_What to produce_
Exactly the lines from the line holding "Convert this diagram to TikZ code." to the line holding "draw=qborder, fill=qfill, text", both lines included, are to be echoed; pictures are not.

_Recorded data_
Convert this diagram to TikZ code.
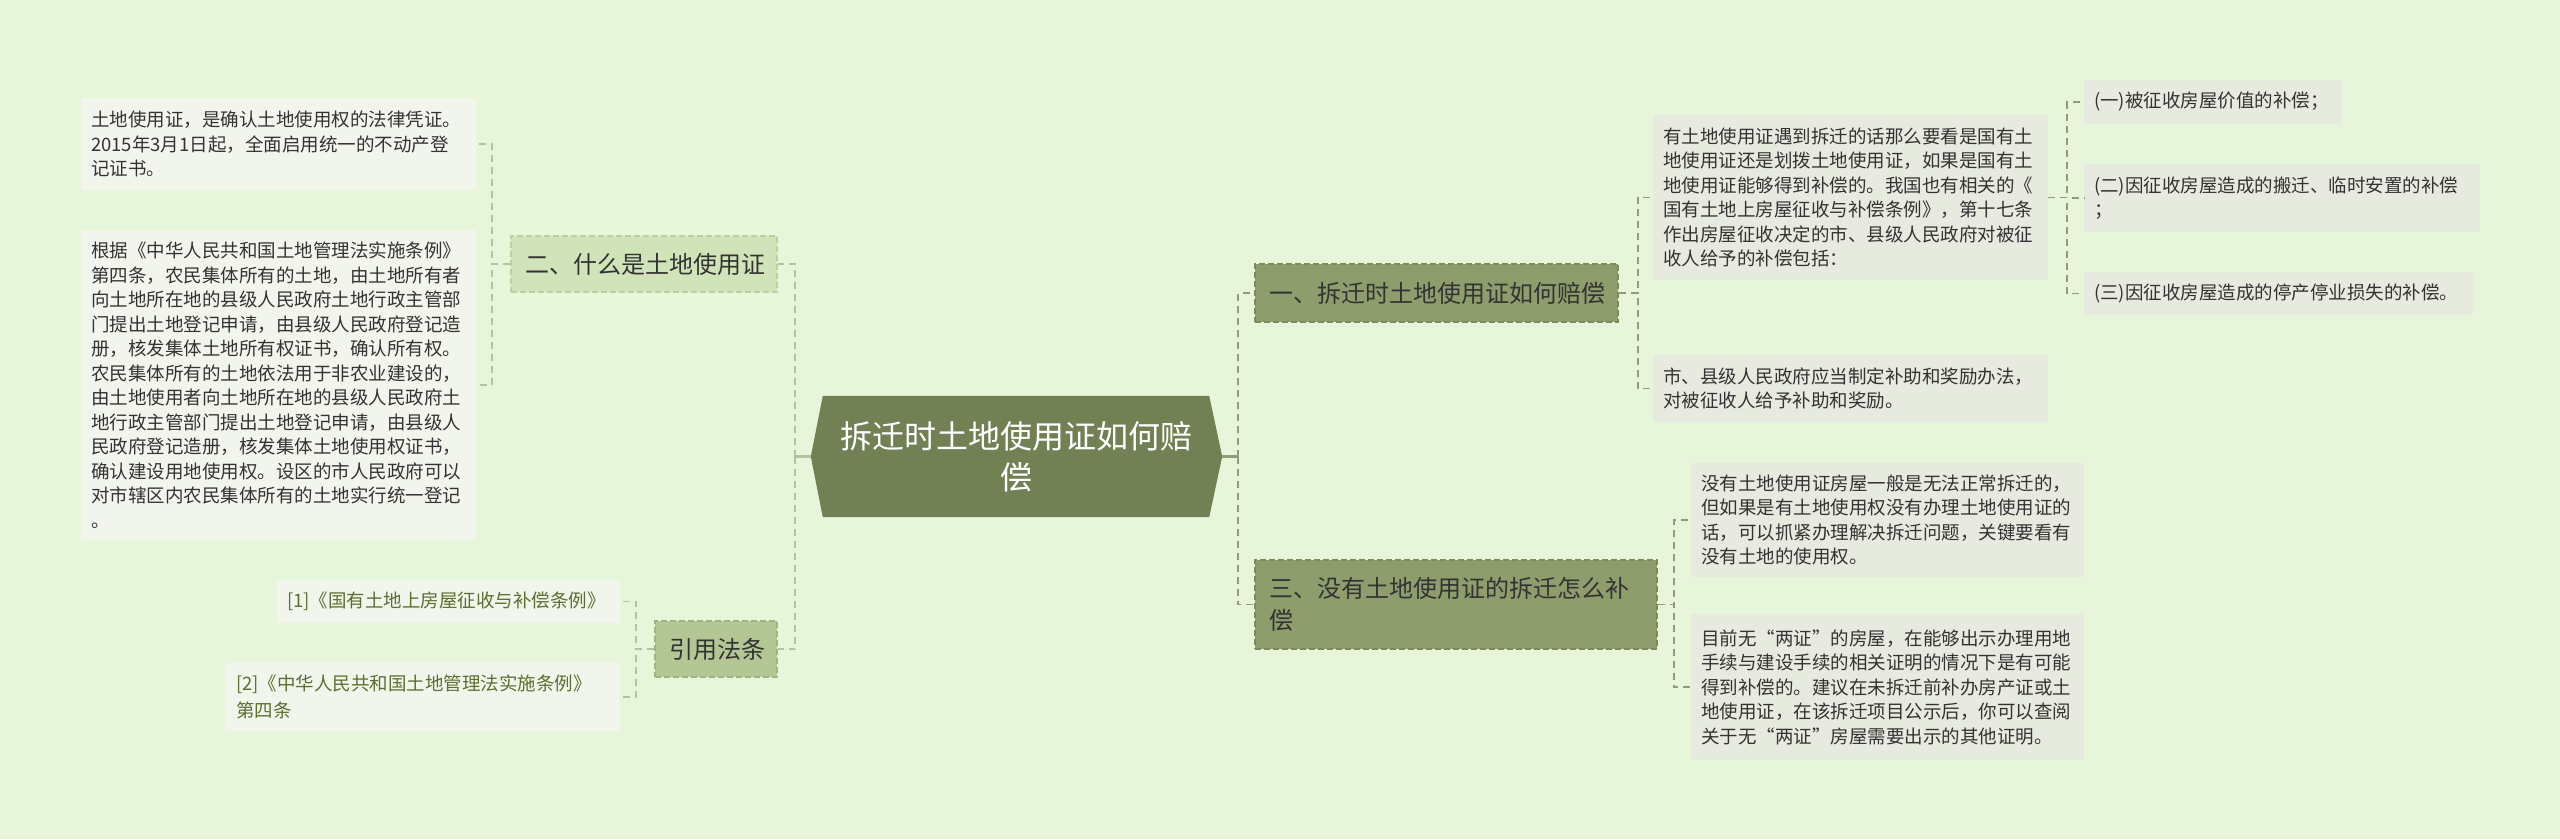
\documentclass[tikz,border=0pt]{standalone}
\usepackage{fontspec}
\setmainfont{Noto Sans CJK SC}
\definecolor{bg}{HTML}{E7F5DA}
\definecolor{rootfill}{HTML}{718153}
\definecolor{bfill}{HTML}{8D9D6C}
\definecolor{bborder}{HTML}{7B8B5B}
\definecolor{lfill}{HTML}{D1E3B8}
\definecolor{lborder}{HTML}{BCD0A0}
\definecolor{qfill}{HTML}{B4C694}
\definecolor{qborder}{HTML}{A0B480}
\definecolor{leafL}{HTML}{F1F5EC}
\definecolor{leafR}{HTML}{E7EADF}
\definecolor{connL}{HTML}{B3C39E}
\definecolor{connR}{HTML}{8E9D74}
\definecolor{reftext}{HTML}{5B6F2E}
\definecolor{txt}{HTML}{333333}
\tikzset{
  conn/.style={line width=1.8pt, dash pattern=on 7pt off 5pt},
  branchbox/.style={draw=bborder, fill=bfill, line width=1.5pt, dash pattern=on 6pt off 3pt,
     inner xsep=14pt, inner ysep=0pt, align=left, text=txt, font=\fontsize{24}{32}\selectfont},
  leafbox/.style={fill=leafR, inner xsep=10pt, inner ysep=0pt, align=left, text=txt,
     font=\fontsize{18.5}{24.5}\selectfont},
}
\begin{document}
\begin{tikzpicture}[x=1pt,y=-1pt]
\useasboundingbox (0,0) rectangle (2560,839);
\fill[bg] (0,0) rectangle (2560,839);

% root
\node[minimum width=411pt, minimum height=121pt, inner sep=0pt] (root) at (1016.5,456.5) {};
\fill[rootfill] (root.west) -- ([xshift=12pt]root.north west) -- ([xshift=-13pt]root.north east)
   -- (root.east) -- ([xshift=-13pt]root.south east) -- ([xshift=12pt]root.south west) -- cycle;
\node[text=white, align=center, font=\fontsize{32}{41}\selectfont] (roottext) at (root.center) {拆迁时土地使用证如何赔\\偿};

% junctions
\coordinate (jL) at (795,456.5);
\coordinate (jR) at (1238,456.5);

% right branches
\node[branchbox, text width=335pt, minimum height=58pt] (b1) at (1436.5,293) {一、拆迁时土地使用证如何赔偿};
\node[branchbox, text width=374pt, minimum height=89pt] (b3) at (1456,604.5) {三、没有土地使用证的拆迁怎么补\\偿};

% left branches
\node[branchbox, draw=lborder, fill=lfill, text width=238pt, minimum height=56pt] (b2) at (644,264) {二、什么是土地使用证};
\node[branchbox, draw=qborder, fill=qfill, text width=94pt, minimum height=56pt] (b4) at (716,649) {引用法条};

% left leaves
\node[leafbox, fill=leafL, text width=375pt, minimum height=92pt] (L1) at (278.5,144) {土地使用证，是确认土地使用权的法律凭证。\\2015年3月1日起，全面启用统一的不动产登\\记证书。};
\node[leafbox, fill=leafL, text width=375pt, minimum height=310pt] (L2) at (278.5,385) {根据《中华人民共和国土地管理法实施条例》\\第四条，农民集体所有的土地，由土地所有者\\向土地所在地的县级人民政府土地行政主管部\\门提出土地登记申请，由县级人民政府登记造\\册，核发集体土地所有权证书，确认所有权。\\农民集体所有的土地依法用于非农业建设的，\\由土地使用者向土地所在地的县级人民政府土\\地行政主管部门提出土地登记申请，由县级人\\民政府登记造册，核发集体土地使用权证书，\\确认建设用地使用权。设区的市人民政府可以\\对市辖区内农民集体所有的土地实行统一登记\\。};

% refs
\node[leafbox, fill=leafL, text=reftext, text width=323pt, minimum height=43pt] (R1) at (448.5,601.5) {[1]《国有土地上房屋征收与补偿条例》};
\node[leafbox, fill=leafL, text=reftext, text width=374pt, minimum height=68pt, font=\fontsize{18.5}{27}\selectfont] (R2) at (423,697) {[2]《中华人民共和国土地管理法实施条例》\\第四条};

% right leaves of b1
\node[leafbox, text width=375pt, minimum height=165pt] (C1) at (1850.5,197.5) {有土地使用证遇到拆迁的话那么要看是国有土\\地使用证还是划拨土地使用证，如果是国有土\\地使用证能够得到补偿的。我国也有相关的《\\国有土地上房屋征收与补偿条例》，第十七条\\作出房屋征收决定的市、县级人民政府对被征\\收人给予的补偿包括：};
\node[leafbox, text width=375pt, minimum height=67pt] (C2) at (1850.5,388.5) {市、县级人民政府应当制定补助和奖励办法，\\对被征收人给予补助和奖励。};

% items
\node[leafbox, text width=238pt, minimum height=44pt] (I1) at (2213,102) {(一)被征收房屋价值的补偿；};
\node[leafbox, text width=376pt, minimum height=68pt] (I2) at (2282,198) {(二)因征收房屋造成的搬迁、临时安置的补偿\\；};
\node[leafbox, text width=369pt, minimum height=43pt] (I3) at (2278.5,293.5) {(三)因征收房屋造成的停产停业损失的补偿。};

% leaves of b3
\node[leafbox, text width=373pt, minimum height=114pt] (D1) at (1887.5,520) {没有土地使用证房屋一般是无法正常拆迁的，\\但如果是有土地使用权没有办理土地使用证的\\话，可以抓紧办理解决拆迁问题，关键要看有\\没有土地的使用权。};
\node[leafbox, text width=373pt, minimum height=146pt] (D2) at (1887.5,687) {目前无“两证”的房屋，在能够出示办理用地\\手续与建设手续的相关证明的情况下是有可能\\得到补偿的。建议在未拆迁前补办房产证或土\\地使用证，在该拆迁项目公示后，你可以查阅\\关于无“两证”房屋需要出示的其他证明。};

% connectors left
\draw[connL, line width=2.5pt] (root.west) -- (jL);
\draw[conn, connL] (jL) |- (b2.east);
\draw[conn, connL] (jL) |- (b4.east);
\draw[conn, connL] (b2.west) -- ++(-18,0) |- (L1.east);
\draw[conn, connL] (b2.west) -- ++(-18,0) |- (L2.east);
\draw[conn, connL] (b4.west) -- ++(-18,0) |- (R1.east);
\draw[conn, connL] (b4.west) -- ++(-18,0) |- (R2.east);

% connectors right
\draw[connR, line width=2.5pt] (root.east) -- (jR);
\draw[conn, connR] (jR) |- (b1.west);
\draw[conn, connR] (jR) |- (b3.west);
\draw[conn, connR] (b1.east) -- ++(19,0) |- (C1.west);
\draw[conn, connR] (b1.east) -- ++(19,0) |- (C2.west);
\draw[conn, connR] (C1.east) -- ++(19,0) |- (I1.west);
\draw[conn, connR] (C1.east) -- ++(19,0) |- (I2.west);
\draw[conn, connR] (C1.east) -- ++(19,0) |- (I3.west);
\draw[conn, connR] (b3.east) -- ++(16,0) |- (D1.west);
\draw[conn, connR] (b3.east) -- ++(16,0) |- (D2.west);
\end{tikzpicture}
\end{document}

...

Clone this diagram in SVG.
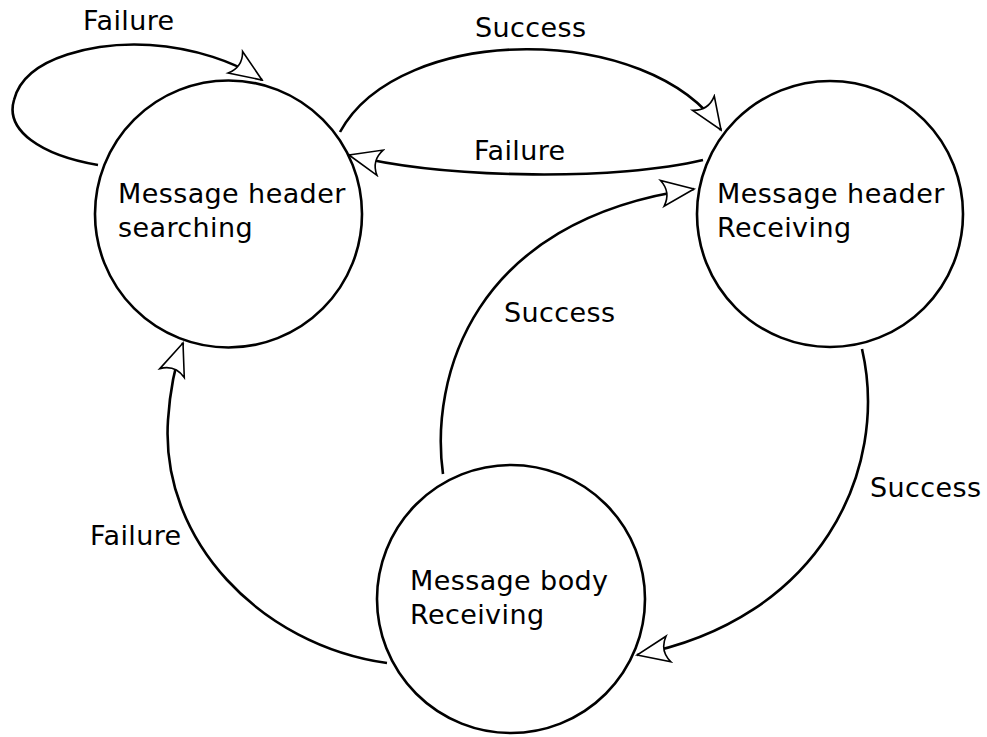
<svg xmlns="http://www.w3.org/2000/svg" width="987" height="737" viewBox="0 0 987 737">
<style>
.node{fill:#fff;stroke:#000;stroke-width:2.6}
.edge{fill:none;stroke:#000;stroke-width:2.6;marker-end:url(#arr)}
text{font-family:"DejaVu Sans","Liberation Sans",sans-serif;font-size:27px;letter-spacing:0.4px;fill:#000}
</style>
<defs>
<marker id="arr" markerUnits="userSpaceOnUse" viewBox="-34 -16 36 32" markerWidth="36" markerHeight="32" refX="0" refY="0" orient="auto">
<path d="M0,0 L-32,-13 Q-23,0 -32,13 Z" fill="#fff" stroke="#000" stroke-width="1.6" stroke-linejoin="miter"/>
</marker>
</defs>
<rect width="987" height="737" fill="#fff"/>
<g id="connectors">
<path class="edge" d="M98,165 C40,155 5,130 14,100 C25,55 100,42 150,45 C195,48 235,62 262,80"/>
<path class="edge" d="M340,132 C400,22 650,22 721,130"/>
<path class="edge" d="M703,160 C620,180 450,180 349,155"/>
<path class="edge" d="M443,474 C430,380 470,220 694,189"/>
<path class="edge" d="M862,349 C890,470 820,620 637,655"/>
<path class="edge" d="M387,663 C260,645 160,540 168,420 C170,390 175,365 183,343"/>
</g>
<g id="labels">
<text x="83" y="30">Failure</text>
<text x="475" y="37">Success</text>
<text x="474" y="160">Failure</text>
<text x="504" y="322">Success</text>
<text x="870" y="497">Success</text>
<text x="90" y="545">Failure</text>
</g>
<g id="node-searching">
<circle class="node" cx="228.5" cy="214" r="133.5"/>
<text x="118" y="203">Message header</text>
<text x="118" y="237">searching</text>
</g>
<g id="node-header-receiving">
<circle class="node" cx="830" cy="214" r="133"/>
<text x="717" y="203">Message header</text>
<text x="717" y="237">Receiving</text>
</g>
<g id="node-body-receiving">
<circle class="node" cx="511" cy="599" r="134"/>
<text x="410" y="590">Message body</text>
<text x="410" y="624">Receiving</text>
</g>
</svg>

_Response to this exercise_
Convert this diagram to TikZ code.
\documentclass[tikz,border=0pt]{standalone}
\usepackage{fontspec}
\setmainfont{Noto Sans CJK SC}
\definecolor{bg}{HTML}{E7F5DA}
\definecolor{rootfill}{HTML}{718153}
\definecolor{bfill}{HTML}{8D9D6C}
\definecolor{bborder}{HTML}{7B8B5B}
\definecolor{lfill}{HTML}{D1E3B8}
\definecolor{lborder}{HTML}{BCD0A0}
\definecolor{qfill}{HTML}{B4C694}
\definecolor{qborder}{HTML}{A0B480}
\definecolor{leafL}{HTML}{F1F5EC}
\definecolor{leafR}{HTML}{E7EADF}
\definecolor{connL}{HTML}{B3C39E}
\definecolor{connR}{HTML}{8E9D74}
\definecolor{reftext}{HTML}{5B6F2E}
\definecolor{txt}{HTML}{333333}
\tikzset{
  conn/.style={line width=1.8pt, dash pattern=on 7pt off 5pt},
  branchbox/.style={draw=bborder, fill=bfill, line width=1.5pt, dash pattern=on 6pt off 3pt,
     inner xsep=14pt, inner ysep=0pt, align=left, text=txt, font=\fontsize{24}{32}\selectfont},
  leafbox/.style={fill=leafR, inner xsep=10pt, inner ysep=0pt, align=left, text=txt,
     font=\fontsize{18.5}{24.5}\selectfont},
}
\begin{document}
\begin{tikzpicture}[x=1pt,y=-1pt]
\useasboundingbox (0,0) rectangle (2560,839);
\fill[bg] (0,0) rectangle (2560,839);

% root
\node[minimum width=411pt, minimum height=121pt, inner sep=0pt] (root) at (1016.5,456.5) {};
\fill[rootfill] (root.west) -- ([xshift=12pt]root.north west) -- ([xshift=-13pt]root.north east)
   -- (root.east) -- ([xshift=-13pt]root.south east) -- ([xshift=12pt]root.south west) -- cycle;
\node[text=white, align=center, font=\fontsize{32}{41}\selectfont] (roottext) at (root.center) {拆迁时土地使用证如何赔\\偿};

% junctions
\coordinate (jL) at (795,456.5);
\coordinate (jR) at (1238,456.5);

% right branches
\node[branchbox, text width=335pt, minimum height=58pt] (b1) at (1436.5,293) {一、拆迁时土地使用证如何赔偿};
\node[branchbox, text width=374pt, minimum height=89pt] (b3) at (1456,604.5) {三、没有土地使用证的拆迁怎么补\\偿};

% left branches
\node[branchbox, draw=lborder, fill=lfill, text width=238pt, minimum height=56pt] (b2) at (644,264) {二、什么是土地使用证};
\node[branchbox, draw=qborder, fill=qfill, text width=94pt, minimum height=56pt] (b4) at (716,649) {引用法条};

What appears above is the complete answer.